Professor Maurice Roumani, a world expert on Libyan Jewry, taught politics and the Middle East at Ben-Gurion University in Beer Sheva and is the founding director of the J. R. Elyachar Center for Sephardi Studies there. The latest of his many books is The Jews of Libya: Coexistence, Persecution, Resettlement (2008).
He observes: “The great majority of Libyan Jews now lives in Israel. They regarded Qaddafi’s fall as an even more positive event than Libyan Jews elsewhere – mainly in Italy, the United States and the United Kingdom. Qaddafi had repeatedly invited his former countrymen in Israel to come back to Libya thus allowing the Palestinians to regain Palestine. Qaddafi was also a terrorism supporter.
“The general consensus among Libyan Jews toward the present rulers, the Transitional National Council (TNC), is one of skepticism and ambivalence. No one knows where developments of the ‘Arab Spring’ including those in Libya will lead. North African Islamic political culture is different from that of the Middle East. In the past, Libya was characterized by a strong nationalism and moderate Islamism. That is however, no guarantee for the future.
“Through overseas representatives, the World Organization of Libyan Jews in Or Yehuda, Israel has had some contact with the TNC. Presently, the country is only at the beginning of putting its house in order. There is tribal rivalry, many militias retain their weapons, no national army exists and there is thus no law and order. Furthermore, there are no political parties and no civil society. It will take a long time before a Libyan constitution can be formulated and promulgated. Hopefully that would give minorities a respectful status in the country.
“The attitude of the future Libyan government toward Libyan Jews abroad will largely depend on its composition. It is far too early to assess what the role of the Islamists will be, or that of the revolutionary elite. Libya as a Muslim country, cannot ignore the geopolitical situation in the Middle East including the Palestinian issue.

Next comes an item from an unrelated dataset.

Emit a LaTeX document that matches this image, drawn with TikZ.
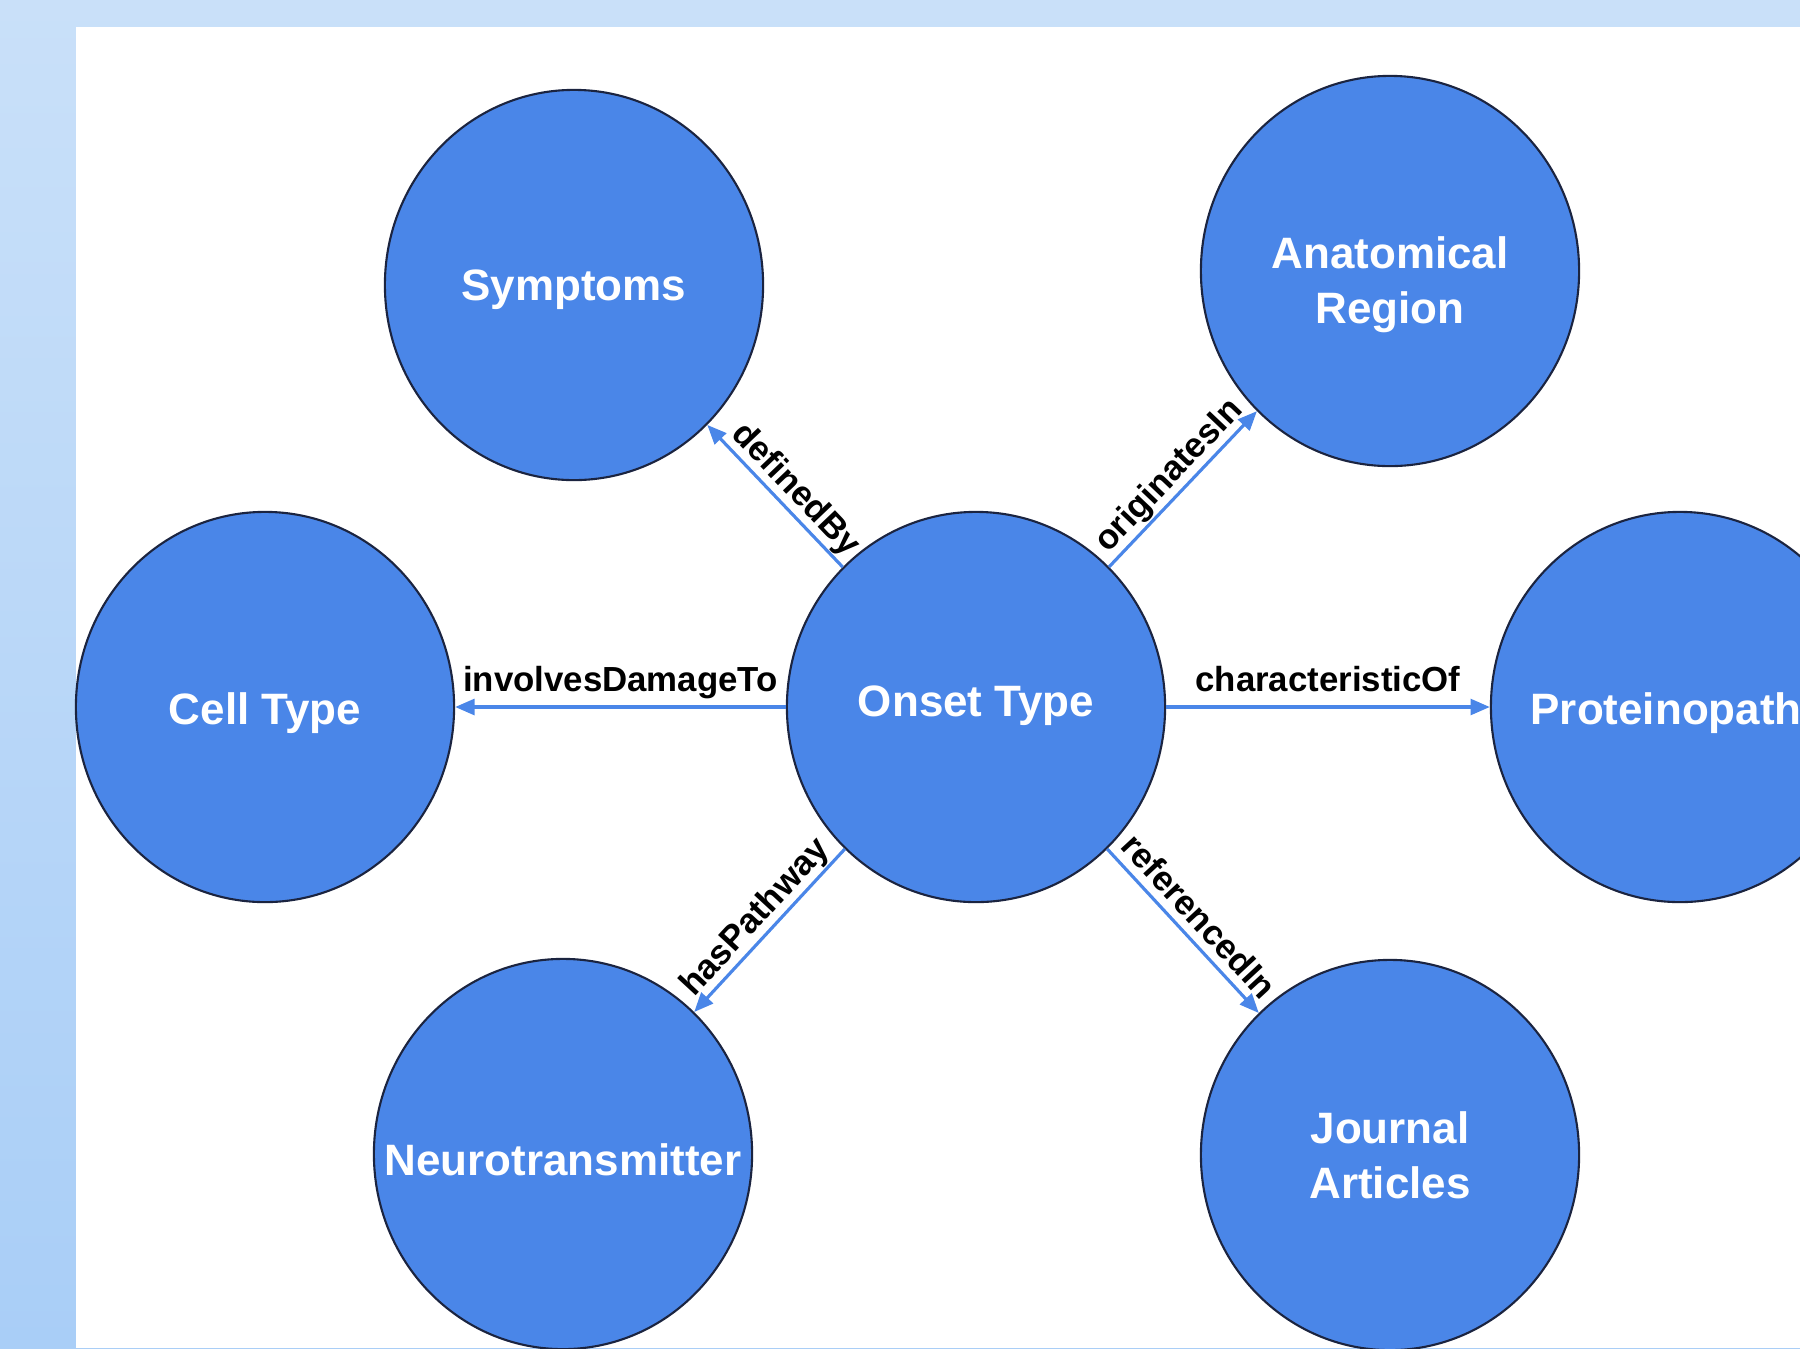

“Psychologist David Gerbi is the one Libyan Jew who has tried to play an active role in this situation. He was born in Libya in 1955 and became a refugee after the 1967 war. He was then airlifted to Italy like many other Jews. The Libyan Jewish community, which goes back 2,500 years, ceased to exist when Gerbi brought his aunt, Libya’s last Jew, to Rome in 2003. For many years he has been in favor of building bridges with the Arabs. Gerbi visited the country again in 2007 and in 2011, he went there trying to give humanitarian help to victims of the revolution in hospitals.
“When in Libya, Gerbi tried to visit former synagogues and find former cemeteries. Many had been deliberately destroyed under the Qaddafi regime. Gerbi tried to tear down a wall that prevented the entrance to ruins of a synagogue in Tripoli, but one of the militias stopped him. Gerbi has become disillusioned as he was mistreated first by Qaddafi followers and afterwards by the TNC – to the point of endangering his life. Gerbi now realizes that the TNC leadership is duplicitous and ambivalent in their attitude toward Jews.
“Gerbi’s timing was wrong. He should have waited until the dust had settled and then begin what he did. A Jew who comes to restore Jewish heritage in a country undergoing a revolution is the last thing that the TNC wanted to have on its hands.”
Roumani concludes: “There may still be some sympathy left for Jews among elder Libyans. As far as Libyan Jews are concerned, the new government’s attitude toward the compensation issue will be a crucial test case. If compensation is paid for collective and private communal property and if synagogues can be restored, maybe Libyan Jews – at least those living outside of Israel – may pay occasional visits to the country.